Павел Алексеевич испытал огромное облегчение: будут перемены, теперь будут перемены. Абсурдное дело врачей, по его мнению, должны были теперь закрыть. Он ожидал послабления и даже вынул из стола успевшую слежаться папку с жирной синей надписью "ПРОЕКТ"...
Зато Василиса, давняя ненавистница властей, в день объявления о смерти Сталина злорадствовавшая, на второй день вдруг помрачнела, впала в ступор и все повторяла, покачивая непрестанно головой с мелким кукишем под черной штапельной косынкой:
– Что же теперь будет-то?
Павел Алексеевич, видя ее растерянность, усмехался:
– Да проживем с божьей помощью!
Елена, услышав замечание Павла Алексеевича, улыбнулась: ей показалось очень забавным, что неверующий Павел Алексеевич напоминает Василисе о божьей помощи.
"Вот немного поутихнет, еще раз попробую своих разыскать", – решила Елена.
Судьба ее родителей с самого тридцать восьмого года была покрыта непроницаемой тайной. Десять лет без права переписки окончились давным-давно, но в ответ на свой запрос, отправленный еще в сорок девятом году, она получила ответ, из которого следовало, что, не будучи своим родителям даже родственницей, она не имеет права подавать запрос. Вынужденное обстоятельствами удочерение Елены бабушкой, защитив ее от репрессий, лишало теперь права выяснить судьбу потерявшихся на Алтае настоящих родителей...
– Еще хуже теперь будет, еще хуже, – бормотала Васи лиса.
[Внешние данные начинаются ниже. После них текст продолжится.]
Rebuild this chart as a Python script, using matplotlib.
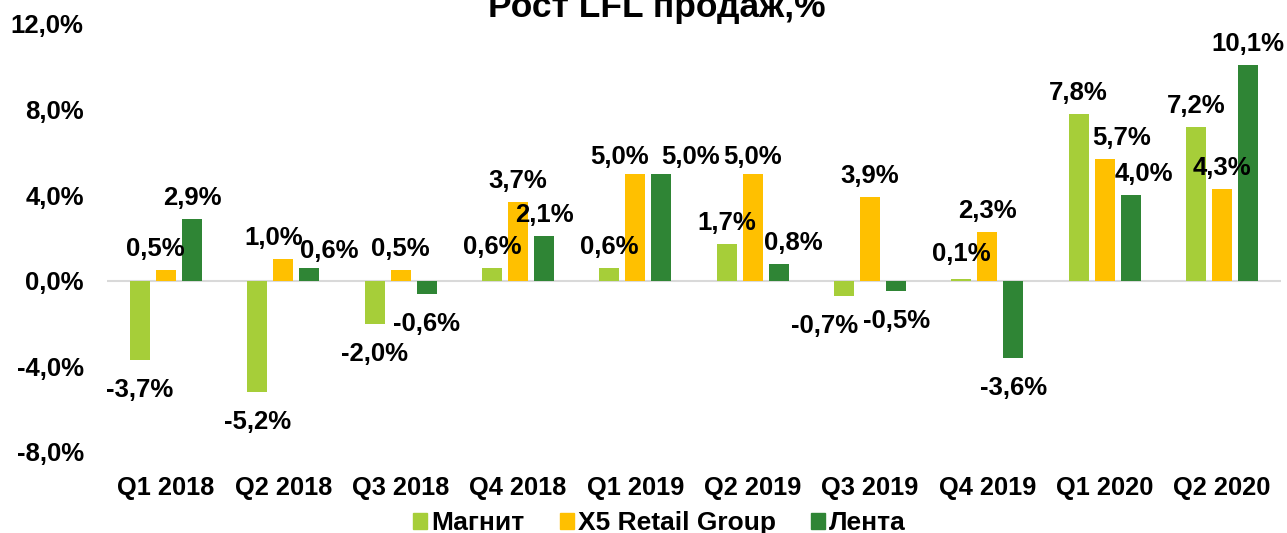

А Елена, тихая, как всегда, Елена только качала головой:
– Не будет хуже, не будет...
* * *
Учиться и работать в дни всенародного траура казалось кощунством. Служащие приходили на работу, их собирали на митинги. Высокое, более мелкое и совсем мелочное начальство, а также рядовые советские люди произносили горестные нескладные слова, манная каша пополам смалиновым вареньем, плакали, составляли скорбные телеграммы с высочайшим адресом: Москва, Кремль... Потом пили чай с постным видом, курили до одури и снова говорили те же самые слова, корявые и искренние, и снова плакали, но уже не с трибуны, а в курилке... Некоторые особо мыслящие стыдливо отводили глаза, не находя в душе сочувствия, а в слезных мешках – слез.
Детей собирали в школах, но занятий не было, вместо них происходило какое-то изнурительное нервное безделье. Читали стихи о Сталине, слушали Бетховена из черного репродуктора... Таня хорошо запомнила эти ватные неповоротливые часы, заполненные духотой и выросшей из обыкновенной школьной скуки инфернальной тоской. У гипсового бюста, увитого гирляндой из остролиста и искусственных цветов, стояли в почетном карауле обрыдавшиеся пионерки, почти такие же гипсовые, как сам усопший вождь. Худенькая Соня Капитонова, занимавшая обыкновенно самый высокий этаж в гимнастической пирамиде и еще недавно, стоя на шатких плечах более упитанных компатриоток нижнего яруса, восклицавшая с живой верхотуры "Спасибо товарищу Сталину за наше счастливое детство!", рухнула у подножия бюста в обморок и ударилась виском о массивный подиум.